RECORDED INFORMATION:
■ ■ ■ ■ ■

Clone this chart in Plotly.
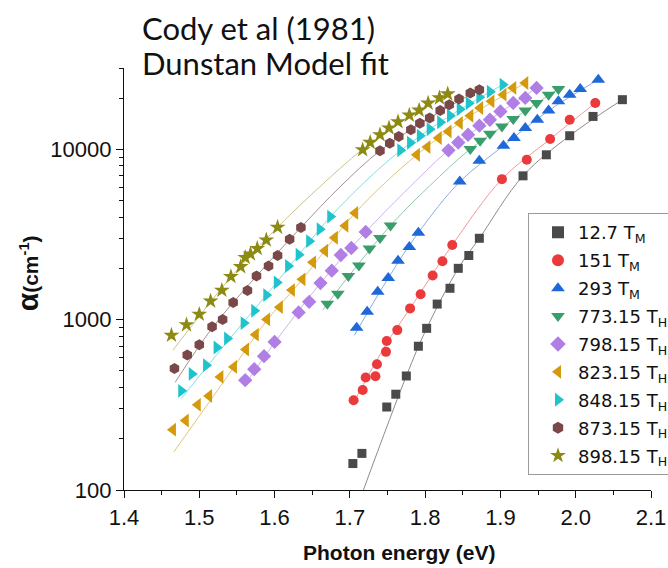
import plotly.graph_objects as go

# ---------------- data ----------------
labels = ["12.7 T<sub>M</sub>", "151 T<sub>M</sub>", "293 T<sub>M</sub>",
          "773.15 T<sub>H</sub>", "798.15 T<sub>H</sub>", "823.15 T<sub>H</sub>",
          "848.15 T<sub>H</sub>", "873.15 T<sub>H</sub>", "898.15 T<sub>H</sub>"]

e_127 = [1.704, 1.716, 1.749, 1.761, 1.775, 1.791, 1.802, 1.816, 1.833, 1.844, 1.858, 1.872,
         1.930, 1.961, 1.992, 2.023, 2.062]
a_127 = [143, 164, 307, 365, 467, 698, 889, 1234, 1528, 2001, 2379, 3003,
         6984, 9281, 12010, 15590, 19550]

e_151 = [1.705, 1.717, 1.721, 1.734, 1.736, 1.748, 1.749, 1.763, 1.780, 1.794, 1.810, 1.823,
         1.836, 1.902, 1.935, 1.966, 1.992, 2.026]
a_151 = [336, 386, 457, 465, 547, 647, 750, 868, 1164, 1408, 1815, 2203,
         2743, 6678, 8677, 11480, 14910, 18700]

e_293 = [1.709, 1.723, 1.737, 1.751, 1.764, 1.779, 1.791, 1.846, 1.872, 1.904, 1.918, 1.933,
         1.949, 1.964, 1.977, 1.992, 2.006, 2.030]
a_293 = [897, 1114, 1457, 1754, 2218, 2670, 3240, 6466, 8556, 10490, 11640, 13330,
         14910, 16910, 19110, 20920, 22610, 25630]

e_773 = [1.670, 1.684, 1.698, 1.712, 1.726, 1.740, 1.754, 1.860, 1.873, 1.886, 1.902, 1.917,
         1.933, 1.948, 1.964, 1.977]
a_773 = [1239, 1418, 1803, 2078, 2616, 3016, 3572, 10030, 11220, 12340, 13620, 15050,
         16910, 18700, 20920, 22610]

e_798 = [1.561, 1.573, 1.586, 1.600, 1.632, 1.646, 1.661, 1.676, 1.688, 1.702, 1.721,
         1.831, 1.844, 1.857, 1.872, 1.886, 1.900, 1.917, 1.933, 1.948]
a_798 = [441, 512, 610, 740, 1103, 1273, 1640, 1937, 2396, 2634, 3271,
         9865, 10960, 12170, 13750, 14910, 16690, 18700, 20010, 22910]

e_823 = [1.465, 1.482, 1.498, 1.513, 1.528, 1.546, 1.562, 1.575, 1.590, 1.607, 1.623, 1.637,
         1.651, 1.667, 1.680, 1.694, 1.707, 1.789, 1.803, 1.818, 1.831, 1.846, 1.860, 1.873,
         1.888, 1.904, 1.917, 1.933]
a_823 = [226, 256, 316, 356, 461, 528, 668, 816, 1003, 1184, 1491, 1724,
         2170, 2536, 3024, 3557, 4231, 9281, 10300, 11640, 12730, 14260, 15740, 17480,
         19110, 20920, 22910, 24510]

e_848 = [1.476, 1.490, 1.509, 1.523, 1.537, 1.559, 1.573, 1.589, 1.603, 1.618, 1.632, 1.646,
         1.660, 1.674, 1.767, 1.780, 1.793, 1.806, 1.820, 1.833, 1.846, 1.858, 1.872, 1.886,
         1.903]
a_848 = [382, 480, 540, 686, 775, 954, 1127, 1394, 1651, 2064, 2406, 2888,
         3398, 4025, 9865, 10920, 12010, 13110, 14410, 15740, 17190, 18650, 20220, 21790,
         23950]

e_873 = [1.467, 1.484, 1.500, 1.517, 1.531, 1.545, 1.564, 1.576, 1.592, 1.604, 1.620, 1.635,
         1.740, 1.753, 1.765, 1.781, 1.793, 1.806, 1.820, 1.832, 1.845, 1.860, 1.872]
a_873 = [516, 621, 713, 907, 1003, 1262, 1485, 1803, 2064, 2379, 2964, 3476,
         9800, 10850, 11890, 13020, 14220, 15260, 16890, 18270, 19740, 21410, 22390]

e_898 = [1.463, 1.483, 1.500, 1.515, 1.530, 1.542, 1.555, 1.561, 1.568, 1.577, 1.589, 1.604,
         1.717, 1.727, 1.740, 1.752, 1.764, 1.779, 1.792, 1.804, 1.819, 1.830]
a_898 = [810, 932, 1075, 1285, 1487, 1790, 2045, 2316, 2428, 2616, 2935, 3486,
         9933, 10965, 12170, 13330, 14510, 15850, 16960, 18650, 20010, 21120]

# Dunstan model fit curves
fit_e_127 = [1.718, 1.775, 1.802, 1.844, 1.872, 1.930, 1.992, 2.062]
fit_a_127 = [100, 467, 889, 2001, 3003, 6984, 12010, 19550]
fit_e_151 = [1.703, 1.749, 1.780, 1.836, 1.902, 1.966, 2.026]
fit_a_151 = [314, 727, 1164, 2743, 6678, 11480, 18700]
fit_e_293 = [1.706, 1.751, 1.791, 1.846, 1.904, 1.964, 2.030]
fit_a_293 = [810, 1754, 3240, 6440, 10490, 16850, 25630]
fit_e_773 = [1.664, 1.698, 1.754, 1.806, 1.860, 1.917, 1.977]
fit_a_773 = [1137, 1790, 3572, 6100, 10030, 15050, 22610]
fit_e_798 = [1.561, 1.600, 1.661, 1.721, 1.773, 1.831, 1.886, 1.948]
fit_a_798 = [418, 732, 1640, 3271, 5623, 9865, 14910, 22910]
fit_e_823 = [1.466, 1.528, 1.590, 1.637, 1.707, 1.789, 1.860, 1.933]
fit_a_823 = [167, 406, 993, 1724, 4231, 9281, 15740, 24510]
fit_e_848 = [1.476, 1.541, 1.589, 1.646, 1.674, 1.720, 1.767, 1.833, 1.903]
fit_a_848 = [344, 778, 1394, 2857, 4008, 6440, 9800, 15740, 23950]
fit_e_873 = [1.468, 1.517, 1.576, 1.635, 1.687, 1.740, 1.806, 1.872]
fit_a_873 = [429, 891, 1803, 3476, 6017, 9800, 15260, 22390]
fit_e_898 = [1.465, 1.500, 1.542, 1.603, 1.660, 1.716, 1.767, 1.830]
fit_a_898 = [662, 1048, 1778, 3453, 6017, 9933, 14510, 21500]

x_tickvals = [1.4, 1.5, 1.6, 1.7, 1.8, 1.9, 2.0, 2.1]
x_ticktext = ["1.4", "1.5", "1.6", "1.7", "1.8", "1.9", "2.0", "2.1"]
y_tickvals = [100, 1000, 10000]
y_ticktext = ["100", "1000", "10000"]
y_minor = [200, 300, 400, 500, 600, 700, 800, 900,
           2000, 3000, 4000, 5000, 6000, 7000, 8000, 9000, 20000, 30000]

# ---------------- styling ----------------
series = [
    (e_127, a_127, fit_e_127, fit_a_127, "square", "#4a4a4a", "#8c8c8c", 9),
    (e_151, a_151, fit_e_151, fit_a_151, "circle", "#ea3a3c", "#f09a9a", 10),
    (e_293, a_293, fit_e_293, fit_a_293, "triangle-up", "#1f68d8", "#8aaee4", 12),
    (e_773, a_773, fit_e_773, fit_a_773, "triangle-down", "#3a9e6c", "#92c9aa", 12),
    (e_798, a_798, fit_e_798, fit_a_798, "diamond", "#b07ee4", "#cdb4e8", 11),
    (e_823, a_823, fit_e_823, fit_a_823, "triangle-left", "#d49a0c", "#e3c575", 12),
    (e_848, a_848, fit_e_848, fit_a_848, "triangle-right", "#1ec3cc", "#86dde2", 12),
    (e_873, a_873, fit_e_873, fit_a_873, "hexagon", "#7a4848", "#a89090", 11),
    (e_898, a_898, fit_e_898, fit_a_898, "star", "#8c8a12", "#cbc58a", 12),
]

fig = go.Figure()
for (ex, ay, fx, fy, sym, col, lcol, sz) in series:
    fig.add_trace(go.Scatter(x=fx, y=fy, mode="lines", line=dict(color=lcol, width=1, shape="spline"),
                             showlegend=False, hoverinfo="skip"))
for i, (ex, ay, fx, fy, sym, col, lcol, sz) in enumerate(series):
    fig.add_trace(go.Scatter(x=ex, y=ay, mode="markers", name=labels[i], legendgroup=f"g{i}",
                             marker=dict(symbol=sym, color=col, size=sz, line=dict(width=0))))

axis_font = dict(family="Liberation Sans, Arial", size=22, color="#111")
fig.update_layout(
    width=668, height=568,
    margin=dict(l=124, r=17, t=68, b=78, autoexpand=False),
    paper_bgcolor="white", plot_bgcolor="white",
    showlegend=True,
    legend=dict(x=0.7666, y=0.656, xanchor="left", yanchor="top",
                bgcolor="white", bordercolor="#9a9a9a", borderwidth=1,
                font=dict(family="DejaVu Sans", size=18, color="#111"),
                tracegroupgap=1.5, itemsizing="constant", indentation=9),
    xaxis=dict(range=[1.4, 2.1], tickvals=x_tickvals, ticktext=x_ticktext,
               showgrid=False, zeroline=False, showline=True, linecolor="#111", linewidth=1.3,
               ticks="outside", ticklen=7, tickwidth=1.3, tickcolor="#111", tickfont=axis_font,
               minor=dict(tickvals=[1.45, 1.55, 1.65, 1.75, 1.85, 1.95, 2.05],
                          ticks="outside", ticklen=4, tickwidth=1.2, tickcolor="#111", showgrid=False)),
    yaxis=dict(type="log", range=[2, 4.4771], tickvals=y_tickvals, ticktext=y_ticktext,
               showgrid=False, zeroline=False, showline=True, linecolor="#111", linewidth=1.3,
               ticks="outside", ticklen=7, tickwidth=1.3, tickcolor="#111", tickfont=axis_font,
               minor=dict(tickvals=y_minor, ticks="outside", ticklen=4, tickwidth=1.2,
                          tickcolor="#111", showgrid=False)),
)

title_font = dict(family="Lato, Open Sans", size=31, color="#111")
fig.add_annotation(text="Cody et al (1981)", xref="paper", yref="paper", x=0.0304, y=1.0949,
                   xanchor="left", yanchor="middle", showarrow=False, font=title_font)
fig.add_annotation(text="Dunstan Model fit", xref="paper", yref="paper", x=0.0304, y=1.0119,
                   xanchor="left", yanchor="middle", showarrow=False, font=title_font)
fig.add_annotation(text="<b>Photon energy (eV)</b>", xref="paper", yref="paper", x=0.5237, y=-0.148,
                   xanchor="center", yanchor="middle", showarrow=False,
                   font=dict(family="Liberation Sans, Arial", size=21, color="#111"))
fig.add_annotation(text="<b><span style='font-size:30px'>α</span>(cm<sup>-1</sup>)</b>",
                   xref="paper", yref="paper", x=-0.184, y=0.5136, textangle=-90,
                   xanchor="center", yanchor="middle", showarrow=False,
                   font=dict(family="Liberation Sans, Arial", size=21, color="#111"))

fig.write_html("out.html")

■ ■ ■ ■ ■

SET EXERCISE:
From the first line above through the line containing "14910, 16910, 19110, 20920, 22610, 25630]", copy everything exactly, without the pictures.

OUTPUT OF THE EXERCISE:
Clone this chart in Plotly.
import plotly.graph_objects as go

# ---------------- data ----------------
labels = ["12.7 T<sub>M</sub>", "151 T<sub>M</sub>", "293 T<sub>M</sub>",
          "773.15 T<sub>H</sub>", "798.15 T<sub>H</sub>", "823.15 T<sub>H</sub>",
          "848.15 T<sub>H</sub>", "873.15 T<sub>H</sub>", "898.15 T<sub>H</sub>"]

e_127 = [1.704, 1.716, 1.749, 1.761, 1.775, 1.791, 1.802, 1.816, 1.833, 1.844, 1.858, 1.872,
         1.930, 1.961, 1.992, 2.023, 2.062]
a_127 = [143, 164, 307, 365, 467, 698, 889, 1234, 1528, 2001, 2379, 3003,
         6984, 9281, 12010, 15590, 19550]

e_151 = [1.705, 1.717, 1.721, 1.734, 1.736, 1.748, 1.749, 1.763, 1.780, 1.794, 1.810, 1.823,
         1.836, 1.902, 1.935, 1.966, 1.992, 2.026]
a_151 = [336, 386, 457, 465, 547, 647, 750, 868, 1164, 1408, 1815, 2203,
         2743, 6678, 8677, 11480, 14910, 18700]

e_293 = [1.709, 1.723, 1.737, 1.751, 1.764, 1.779, 1.791, 1.846, 1.872, 1.904, 1.918, 1.933,
         1.949, 1.964, 1.977, 1.992, 2.006, 2.030]
a_293 = [897, 1114, 1457, 1754, 2218, 2670, 3240, 6466, 8556, 10490, 11640, 13330,
         14910, 16910, 19110, 20920, 22610, 25630]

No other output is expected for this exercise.